→ **What the task requires**
Give again only the lines running from the one with "Generate a component" through the one with "string; it?: boolean;", inclusive. Omit every picture.

→ **Input rows**
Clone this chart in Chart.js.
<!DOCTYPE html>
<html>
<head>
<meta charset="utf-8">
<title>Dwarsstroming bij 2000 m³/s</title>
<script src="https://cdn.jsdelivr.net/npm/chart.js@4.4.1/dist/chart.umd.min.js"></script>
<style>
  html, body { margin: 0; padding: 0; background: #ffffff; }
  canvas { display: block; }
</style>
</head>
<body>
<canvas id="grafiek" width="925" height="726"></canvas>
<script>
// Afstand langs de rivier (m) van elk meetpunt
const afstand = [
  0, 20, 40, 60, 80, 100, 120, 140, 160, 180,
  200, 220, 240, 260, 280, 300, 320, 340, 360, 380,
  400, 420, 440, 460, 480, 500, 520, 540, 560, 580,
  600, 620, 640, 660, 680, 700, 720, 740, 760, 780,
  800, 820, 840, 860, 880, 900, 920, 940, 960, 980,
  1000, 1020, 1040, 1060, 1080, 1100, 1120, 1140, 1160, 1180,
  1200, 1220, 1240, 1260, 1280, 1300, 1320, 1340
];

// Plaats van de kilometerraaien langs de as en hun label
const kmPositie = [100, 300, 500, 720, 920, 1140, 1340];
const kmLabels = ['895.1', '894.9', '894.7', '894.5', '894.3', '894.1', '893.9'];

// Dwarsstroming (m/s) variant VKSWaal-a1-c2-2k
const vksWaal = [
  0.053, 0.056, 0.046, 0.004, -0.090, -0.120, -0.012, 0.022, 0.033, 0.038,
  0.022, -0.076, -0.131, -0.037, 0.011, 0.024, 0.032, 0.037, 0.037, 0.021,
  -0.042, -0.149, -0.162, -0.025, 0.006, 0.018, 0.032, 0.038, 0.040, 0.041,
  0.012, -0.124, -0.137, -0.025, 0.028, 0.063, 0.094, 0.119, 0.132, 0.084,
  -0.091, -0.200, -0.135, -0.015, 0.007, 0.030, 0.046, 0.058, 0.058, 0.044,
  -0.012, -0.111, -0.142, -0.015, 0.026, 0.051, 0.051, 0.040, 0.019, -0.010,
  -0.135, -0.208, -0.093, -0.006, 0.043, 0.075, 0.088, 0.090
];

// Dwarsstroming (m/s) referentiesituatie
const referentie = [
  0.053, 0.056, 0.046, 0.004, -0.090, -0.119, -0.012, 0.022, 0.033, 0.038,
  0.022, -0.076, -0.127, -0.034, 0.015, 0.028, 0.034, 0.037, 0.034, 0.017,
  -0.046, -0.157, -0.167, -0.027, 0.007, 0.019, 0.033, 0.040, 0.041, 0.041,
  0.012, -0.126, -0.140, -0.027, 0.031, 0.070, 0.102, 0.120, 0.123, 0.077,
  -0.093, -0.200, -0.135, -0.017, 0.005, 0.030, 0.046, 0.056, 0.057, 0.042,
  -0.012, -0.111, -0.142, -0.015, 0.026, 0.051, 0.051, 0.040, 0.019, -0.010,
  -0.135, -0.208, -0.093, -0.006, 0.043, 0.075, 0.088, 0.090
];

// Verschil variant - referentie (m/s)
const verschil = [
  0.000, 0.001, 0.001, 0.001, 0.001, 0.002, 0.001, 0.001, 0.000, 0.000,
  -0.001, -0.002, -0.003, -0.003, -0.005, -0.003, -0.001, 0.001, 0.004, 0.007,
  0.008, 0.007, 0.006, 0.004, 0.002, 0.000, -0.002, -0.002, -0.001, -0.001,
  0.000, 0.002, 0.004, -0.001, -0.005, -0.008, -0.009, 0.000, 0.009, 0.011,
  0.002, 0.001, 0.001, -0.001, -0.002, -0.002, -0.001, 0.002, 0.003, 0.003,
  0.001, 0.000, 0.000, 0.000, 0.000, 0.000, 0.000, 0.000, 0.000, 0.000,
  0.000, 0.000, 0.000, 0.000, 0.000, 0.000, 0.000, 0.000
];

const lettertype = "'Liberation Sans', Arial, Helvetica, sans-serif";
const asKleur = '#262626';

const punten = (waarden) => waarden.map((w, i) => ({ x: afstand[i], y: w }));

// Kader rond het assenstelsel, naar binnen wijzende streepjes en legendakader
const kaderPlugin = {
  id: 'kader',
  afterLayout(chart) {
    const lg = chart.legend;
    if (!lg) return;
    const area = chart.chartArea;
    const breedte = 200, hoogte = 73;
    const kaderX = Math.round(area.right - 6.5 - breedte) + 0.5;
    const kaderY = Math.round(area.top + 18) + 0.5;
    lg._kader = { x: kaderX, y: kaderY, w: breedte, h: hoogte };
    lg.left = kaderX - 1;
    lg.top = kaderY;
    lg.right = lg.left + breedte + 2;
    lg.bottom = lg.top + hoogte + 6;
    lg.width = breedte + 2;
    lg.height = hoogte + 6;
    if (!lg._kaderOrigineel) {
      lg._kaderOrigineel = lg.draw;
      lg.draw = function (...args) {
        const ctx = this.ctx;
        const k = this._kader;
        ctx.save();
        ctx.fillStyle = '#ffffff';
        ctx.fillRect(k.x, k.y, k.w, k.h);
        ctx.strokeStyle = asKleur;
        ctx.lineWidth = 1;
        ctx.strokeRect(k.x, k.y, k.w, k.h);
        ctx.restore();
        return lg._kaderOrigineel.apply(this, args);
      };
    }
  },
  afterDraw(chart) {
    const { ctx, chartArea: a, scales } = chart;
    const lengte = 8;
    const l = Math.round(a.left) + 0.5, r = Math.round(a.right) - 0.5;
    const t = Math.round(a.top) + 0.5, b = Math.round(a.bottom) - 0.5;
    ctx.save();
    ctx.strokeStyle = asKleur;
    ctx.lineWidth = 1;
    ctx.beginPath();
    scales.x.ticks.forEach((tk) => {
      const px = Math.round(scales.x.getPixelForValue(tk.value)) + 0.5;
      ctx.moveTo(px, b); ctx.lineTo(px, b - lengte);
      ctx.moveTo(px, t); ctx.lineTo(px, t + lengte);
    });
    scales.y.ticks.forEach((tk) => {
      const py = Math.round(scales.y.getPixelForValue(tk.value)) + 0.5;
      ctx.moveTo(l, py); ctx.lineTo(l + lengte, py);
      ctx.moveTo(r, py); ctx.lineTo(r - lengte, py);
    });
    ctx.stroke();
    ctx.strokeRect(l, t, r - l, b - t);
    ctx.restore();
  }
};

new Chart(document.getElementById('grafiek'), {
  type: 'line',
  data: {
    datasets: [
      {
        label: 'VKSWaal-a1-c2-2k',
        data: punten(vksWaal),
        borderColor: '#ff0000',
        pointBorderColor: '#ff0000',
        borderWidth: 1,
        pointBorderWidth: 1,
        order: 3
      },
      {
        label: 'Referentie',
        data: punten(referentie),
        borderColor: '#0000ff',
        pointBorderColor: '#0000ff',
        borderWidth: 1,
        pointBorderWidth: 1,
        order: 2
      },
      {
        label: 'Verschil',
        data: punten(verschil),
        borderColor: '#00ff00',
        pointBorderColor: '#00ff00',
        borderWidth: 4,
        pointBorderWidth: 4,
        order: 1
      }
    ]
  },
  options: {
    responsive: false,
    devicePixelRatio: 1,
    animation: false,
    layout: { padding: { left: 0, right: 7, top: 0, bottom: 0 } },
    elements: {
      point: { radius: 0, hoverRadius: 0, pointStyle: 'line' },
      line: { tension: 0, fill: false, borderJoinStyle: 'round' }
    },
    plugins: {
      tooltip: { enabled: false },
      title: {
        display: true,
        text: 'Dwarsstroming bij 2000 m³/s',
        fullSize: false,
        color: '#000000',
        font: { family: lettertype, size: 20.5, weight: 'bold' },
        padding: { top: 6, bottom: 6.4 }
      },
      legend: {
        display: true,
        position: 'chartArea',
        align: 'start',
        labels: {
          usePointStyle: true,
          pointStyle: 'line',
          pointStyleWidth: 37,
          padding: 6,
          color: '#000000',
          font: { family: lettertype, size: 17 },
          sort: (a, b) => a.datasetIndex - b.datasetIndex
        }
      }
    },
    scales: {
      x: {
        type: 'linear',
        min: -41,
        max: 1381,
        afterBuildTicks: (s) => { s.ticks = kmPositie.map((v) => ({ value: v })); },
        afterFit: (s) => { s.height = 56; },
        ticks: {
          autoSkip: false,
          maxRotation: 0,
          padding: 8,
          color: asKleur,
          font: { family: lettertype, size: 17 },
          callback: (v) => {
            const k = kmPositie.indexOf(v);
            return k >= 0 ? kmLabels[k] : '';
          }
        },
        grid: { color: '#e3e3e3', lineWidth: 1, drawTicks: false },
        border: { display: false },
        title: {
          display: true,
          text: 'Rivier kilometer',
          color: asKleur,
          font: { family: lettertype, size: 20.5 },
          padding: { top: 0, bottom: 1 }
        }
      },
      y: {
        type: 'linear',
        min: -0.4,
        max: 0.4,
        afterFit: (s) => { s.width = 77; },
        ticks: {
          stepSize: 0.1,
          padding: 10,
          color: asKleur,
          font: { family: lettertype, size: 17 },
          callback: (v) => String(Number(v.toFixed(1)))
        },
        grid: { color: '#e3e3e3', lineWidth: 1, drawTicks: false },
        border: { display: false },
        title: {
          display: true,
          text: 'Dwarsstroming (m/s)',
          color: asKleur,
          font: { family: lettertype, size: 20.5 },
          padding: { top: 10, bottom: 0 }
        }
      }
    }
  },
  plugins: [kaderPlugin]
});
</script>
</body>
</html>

...

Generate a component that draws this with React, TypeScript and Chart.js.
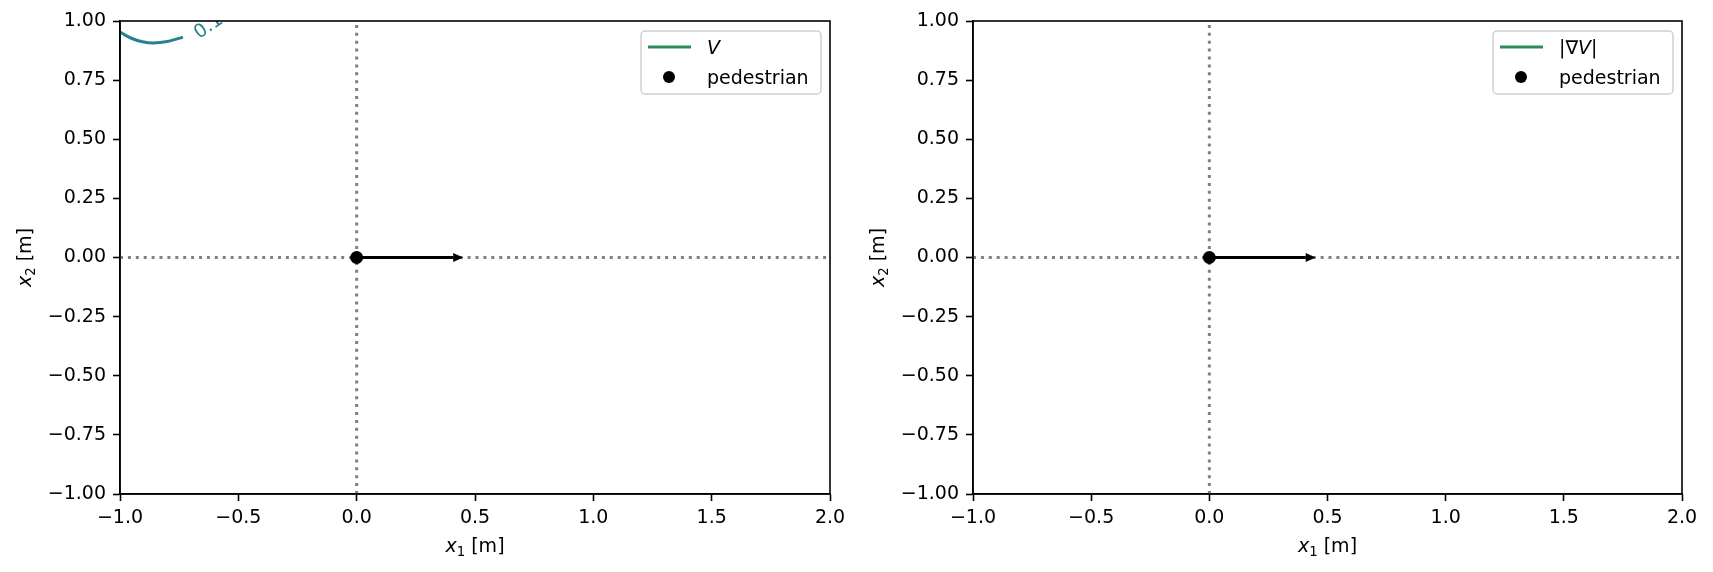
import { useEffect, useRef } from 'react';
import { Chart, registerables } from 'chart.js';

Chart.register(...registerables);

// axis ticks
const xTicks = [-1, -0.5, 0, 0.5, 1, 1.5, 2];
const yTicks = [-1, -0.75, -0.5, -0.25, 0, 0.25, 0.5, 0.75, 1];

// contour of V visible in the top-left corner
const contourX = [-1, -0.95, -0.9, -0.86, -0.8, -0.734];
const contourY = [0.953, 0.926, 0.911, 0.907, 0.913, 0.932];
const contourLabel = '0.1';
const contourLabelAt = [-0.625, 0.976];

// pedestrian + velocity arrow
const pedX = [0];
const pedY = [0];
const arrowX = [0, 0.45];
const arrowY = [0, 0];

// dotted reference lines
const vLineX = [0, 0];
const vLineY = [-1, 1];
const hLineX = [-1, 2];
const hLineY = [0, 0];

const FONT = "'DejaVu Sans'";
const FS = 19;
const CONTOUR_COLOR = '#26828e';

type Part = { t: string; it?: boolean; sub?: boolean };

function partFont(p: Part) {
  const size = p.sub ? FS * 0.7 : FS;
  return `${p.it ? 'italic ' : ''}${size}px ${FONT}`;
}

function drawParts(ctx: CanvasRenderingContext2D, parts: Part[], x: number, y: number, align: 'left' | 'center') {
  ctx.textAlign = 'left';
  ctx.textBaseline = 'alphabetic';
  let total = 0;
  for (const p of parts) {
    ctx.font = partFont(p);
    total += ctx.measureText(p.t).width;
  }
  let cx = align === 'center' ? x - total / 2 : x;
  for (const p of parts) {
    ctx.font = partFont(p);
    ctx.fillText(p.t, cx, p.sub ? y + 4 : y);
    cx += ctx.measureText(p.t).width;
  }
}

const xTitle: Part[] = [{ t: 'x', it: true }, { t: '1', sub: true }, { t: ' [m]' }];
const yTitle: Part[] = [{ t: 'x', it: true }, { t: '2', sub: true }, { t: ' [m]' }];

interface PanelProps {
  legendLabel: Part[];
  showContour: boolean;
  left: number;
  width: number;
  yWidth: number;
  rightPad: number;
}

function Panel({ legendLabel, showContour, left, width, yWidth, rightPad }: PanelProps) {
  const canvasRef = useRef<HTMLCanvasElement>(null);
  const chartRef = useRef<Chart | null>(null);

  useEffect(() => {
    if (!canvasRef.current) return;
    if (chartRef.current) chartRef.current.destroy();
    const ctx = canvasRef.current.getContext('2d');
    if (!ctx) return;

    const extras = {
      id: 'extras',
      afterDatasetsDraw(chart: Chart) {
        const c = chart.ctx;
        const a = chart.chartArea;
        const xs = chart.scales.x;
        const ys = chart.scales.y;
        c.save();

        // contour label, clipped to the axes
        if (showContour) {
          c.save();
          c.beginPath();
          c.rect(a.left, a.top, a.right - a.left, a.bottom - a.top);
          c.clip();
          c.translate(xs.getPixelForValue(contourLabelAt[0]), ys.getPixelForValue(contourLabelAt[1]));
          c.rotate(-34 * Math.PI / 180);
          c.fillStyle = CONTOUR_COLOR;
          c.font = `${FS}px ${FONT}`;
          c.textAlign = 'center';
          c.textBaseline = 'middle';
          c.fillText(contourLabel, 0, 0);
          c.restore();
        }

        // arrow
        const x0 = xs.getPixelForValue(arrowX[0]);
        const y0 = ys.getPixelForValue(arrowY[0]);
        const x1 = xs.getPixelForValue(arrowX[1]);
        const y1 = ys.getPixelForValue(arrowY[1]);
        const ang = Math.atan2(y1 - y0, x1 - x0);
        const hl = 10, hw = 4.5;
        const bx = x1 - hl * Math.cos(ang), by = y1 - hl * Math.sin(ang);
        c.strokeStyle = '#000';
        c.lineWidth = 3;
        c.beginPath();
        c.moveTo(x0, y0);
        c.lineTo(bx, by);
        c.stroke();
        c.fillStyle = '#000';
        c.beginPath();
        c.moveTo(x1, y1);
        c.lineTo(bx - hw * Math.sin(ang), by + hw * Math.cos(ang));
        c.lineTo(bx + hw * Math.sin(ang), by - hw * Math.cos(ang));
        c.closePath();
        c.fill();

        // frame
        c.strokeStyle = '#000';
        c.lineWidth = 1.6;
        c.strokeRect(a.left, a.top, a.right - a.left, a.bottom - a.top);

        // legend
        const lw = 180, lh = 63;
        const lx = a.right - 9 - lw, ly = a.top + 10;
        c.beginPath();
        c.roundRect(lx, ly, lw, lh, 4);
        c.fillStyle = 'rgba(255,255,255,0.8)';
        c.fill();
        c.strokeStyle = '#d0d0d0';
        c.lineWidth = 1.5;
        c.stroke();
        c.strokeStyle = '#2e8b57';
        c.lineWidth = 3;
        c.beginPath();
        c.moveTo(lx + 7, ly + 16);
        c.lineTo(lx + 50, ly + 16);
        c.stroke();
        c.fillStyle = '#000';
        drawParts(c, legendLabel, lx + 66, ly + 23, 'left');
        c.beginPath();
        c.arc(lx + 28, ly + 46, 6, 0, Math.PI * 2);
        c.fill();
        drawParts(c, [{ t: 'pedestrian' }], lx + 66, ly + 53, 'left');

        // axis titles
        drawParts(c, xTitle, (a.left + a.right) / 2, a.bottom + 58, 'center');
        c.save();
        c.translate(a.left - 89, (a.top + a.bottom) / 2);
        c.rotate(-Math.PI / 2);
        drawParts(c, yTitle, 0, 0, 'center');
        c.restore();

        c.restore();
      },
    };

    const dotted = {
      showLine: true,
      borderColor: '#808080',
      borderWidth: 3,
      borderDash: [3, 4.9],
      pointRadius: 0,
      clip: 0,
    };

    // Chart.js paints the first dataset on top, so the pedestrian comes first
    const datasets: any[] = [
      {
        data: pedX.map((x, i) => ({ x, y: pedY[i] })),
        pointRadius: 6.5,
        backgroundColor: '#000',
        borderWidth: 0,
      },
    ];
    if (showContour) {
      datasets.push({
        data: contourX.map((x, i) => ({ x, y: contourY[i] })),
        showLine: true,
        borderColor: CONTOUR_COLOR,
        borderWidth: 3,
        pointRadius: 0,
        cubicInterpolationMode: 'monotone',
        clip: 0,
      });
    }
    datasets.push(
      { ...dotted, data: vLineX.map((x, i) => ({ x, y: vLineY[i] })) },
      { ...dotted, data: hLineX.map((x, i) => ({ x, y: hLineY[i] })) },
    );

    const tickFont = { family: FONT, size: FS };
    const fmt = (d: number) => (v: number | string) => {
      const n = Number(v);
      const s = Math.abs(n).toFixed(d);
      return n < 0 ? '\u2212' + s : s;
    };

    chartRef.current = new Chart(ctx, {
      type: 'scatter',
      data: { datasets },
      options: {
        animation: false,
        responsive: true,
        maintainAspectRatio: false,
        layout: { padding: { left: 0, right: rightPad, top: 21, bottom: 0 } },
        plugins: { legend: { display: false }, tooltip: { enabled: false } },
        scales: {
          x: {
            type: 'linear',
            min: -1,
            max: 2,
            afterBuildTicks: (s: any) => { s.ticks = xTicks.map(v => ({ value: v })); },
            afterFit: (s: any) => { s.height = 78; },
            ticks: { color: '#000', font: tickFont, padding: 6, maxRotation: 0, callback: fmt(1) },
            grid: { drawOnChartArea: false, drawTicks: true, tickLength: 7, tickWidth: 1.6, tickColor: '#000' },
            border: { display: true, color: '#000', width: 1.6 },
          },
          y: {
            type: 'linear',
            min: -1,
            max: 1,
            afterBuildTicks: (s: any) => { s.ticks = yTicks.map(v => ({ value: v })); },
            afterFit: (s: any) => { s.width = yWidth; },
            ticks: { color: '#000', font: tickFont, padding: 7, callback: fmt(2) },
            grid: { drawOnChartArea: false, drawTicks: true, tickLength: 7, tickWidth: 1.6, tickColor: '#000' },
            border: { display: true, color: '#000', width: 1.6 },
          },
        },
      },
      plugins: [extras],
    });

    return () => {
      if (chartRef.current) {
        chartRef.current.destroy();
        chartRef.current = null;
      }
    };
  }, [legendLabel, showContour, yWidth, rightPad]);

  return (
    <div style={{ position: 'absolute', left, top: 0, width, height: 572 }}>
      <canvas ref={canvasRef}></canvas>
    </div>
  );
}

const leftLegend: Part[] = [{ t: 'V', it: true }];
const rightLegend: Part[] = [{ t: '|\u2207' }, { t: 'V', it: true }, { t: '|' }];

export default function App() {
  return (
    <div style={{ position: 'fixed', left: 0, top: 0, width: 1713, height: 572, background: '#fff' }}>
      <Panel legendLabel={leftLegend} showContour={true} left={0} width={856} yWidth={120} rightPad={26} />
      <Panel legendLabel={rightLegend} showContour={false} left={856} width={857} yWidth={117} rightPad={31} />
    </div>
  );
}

→ **Task result**
Generate a component that draws this with React, TypeScript and Chart.js.
import { useEffect, useRef } from 'react';
import { Chart, registerables } from 'chart.js';

Chart.register(...registerables);

// axis ticks
const xTicks = [-1, -0.5, 0, 0.5, 1, 1.5, 2];
const yTicks = [-1, -0.75, -0.5, -0.25, 0, 0.25, 0.5, 0.75, 1];

// contour of V visible in the top-left corner
const contourX = [-1, -0.95, -0.9, -0.86, -0.8, -0.734];
const contourY = [0.953, 0.926, 0.911, 0.907, 0.913, 0.932];
const contourLabel = '0.1';
const contourLabelAt = [-0.625, 0.976];

// pedestrian + velocity arrow
const pedX = [0];
const pedY = [0];
const arrowX = [0, 0.45];
const arrowY = [0, 0];

// dotted reference lines
const vLineX = [0, 0];
const vLineY = [-1, 1];
const hLineX = [-1, 2];
const hLineY = [0, 0];

const FONT = "'DejaVu Sans'";
const FS = 19;
const CONTOUR_COLOR = '#26828e';

type Part = { t: string; it?: boolean; sub?: boolean };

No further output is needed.